Yesterday, the Bosnian State Prosecutor’s
Office filed indictments against Nedjeljko Milidragovic and Aleksa Golijanin. Milidragovic, former commander of a
unit within the special police squad of the Republika Srpska, and his deputy
Golijanin are believed to have committed genocide between July 10th
and July 19th 1995. Included in the specific allegations is a
reference to the use of an old storage facility at Kravica, a few kilometers
outside Srebrenica on the road towards Bratunac. Here it is alleged
Miladragovic ordered the mass execution of Muslim men and boys who were rounded
up and held here as Srebrenica fell and people fled.
Reading the story in Balkan
Insight reminded me of a time we gave a ride in our car to a local lady who
was returning to Srebrenica from Tuzla for the weekend. We happened to be going
in her direction and so offered her a lift. As well as a journey filled with
her richly descriptive personal recollections of the war and life in Srebrenica
during the conflict, she also pointed out some of the most significant
execution and burial sites as we passed them along the road.
It’s easy to miss these locations. They don’t jump out at you.
If they are identified at all it is usually by a small black granite plaque
positioned by the side of the road with a brief description of what happened
there during the war or what was found there afterwards. At the primary and
secondary gravesites, vegetation now hides any mark of exhumation and you don’t
notice signs of disturbance from the contours of the meadows. Buildings are
derelict and inconspicuous. They don’t give up their secrets, from the outside
at least. The warehouse at Kravica is quite ordinary in this respect. The
building is dilapidated and the small sign marking the significance of the site
whizzes past the car window when you’re not looking out for it. Once identified
for us by our passenger we went back later on to have a better look.

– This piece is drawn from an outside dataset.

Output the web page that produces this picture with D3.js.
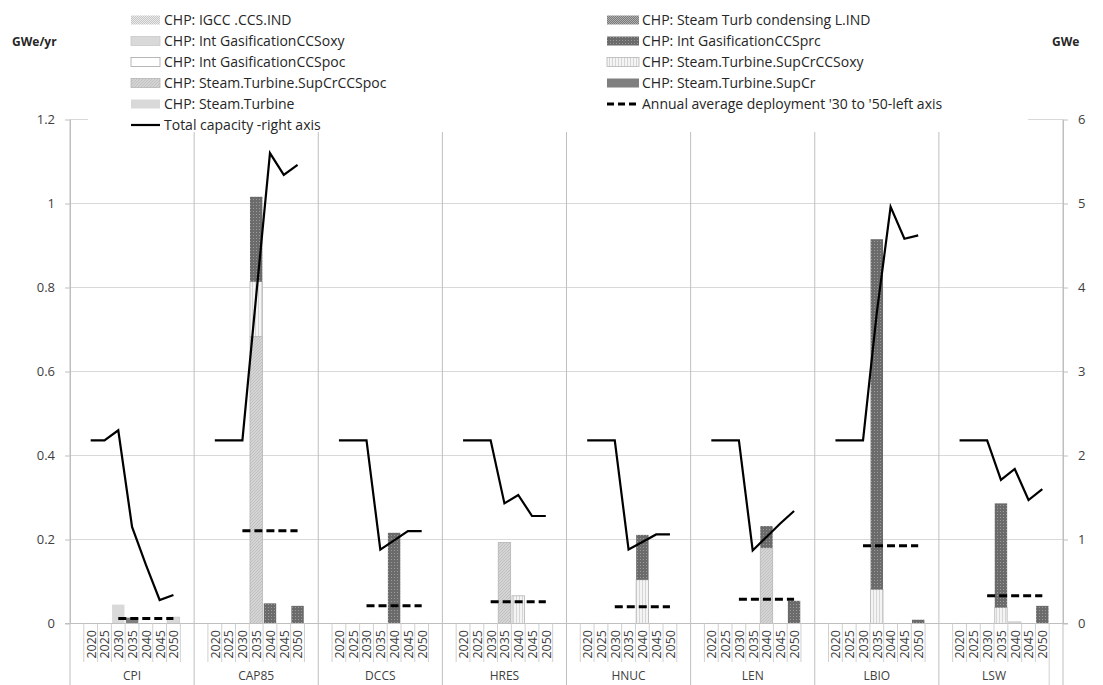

A haunting place; the warehouse Kravica Kristian Skeie |
Kristian’s photo of the warehouse at Kravica presents a gloomy
cold and unreal looking place and once you know what happened, you are
haunted by a feeling that doesn’t leave you as you stand to look at it in any
season. Here, on the 13th July 1995, men and boys were
herded, packed in tightly, left with no food, water or sanitation for hours and
hours before the order was given at 5pm to lock the doors and windows and begin
killing. Soldiers threw grenades through the windows and waited outside ready
to shoot those who managed to escape to the car park at the front of the
building. Leaving sufficient time for those not killed outright to die, diggers
were then sent in to begin clearing-up operations. Dismembered corpses were
shoveled into the jaws of the trucks that were then driven out of the warehouse
along the road and into a neighboring field. A freshly dug mass grave awaited.
Bodies were tipped into the hole (imagine rubbish tipping at a land-fill waste
site). Water from the facilities water tank in the car park was used to wash
away the blood-soaked trail that drenched the tarmac in front of the building
and the main road. Not much immediate evidence of the atrocity remained.
In the quietness of the countryside as I look at the building, I imagine the noise of it all. It must have
been immense; the screams, the explosions and then the diggers. After execution, the whole place must have sounded like a construction site.
It's good that the men thought to be responsible for ordering the
killings at Kravica have finally been indicted, but for the survivors and for
the family members who lost loved ones that day there is a cruel, but not altogether
uncommon twist to proceedings. Both Milidragovic and Golijanin are Serbian
citizens and reside there. Serbia doesn’t usually extradite her war criminals.